Не дожидаясь конца разговора бесцеремонно открываю дверь и застаю отца у распахнутого окна. В одной его руке початая коробка сока, в другой — телефон. Увидев он меня сразу меняется в лице, улыбка исчезает.
— Я перезвоню, — не глядя сбрасывает вызов и опускает мобильный в карман полосатых пижамных штанов…
— Мань, а ты чего рано так? Ты бы предупредила, что придешь, у меня тут скоро процедуры.
Действительность хлестко бьет под дых, в солнечное сплетение, по щекам.
Удар. Еще удар.
Кнут не стрелял в него. Все это было подстроено.
— Мань… — делает шаг навстречу, а я делаю шаг от него и вытянув руку:
— Не подходи ко мне. Я все слышала.
— Ну что ты слышала, глупенькая? — вымучивает улыбку. — Уверен, что ты абсолютно не о том подумала. У тебя сейчас не самое лучшее психическое состояние, плюс гормоны… Кстати, ты витамины пьешь?
— Не заговаривай мне зубы! Ты хотел подставить его… Посадить ни за что! Он же не стрелял в тебя, да, пап? Не стрелял же? — рывком смахиваю слезы. — Прошу тебя, только не ври мне хотя бы сейчас!
— Маш, присядь, давай нормально поговорим. Без эмоций.
— Нормально поговорим? Нормально?! — голос срывается. — Поговорим о чем? Расскажешь мне, как придумал способ посадить Пашу? Господи, пап, разве можно ненавидеть кого-то настолько?! Это же… дико! Ты — голос закона, а творишь такое!
— Пожалуйста, — оборачивается на дверь. — На пол тона тише!
— Что он тебе сделал? Лично он сам! Что?! Что сделала тебе его семья? Брат? Отец? Мать?
На последнем слове он совсем едва заметно вздрогнул, изменившись в лице.

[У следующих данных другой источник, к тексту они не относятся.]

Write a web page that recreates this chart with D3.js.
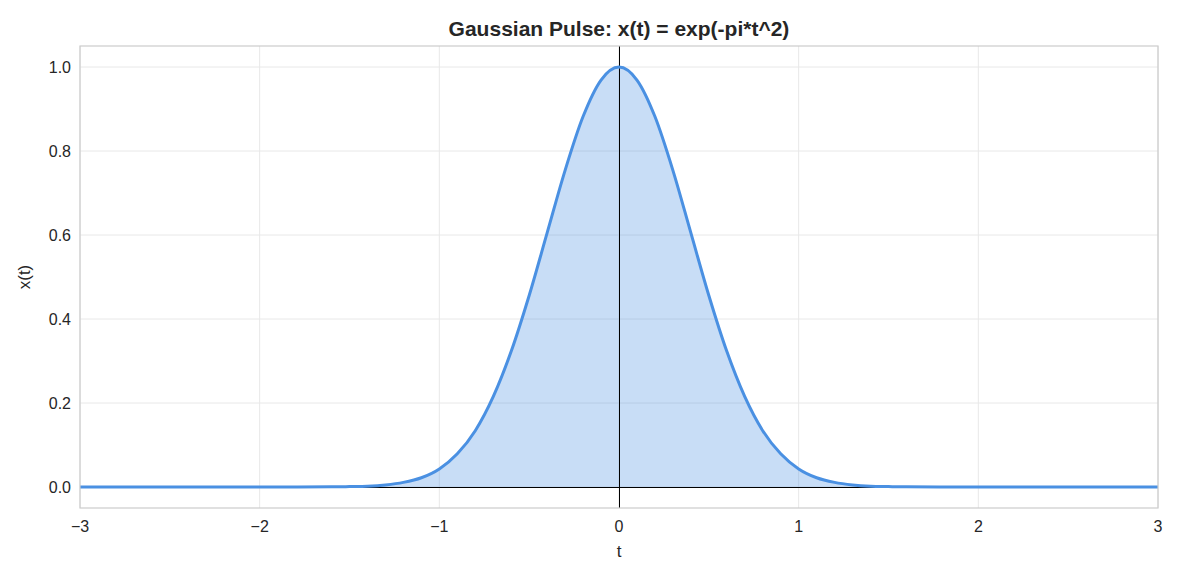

— Мать? Ты знал маму Паши? — и тут меня осеняет в очередной раз. — Это она та девушка? Твоя первая любовь?
— Я не хочу говорить об этом. Мне пора принимать лекарства, я не очень хорошо себя чувствую…
— Принимать лекарства? — сорвавшись с места хватаю со столика контейнер с разноцветными пилюлями и швыряю ими в отца. — Что там? Аспирин? Аскорбинка? Или что там пьют, когда «оцарапало слегка»?
Отец провожает взглядом закатывающуюся под тумбочку ярко-желтую таблетку, а потом поднимает на меня глаза. И сколько всего намешано в этом его взгляде…
Обессиленно опускаюсь на край больничной койки и, поставив локти на колени утыкаюсь лицом в ладони. Я рыдаю, и в моих слезах тоже намешано столько разнообразных эмоций: облегчение, обида от предательства, страх за будущее, просто колоссальная усталость.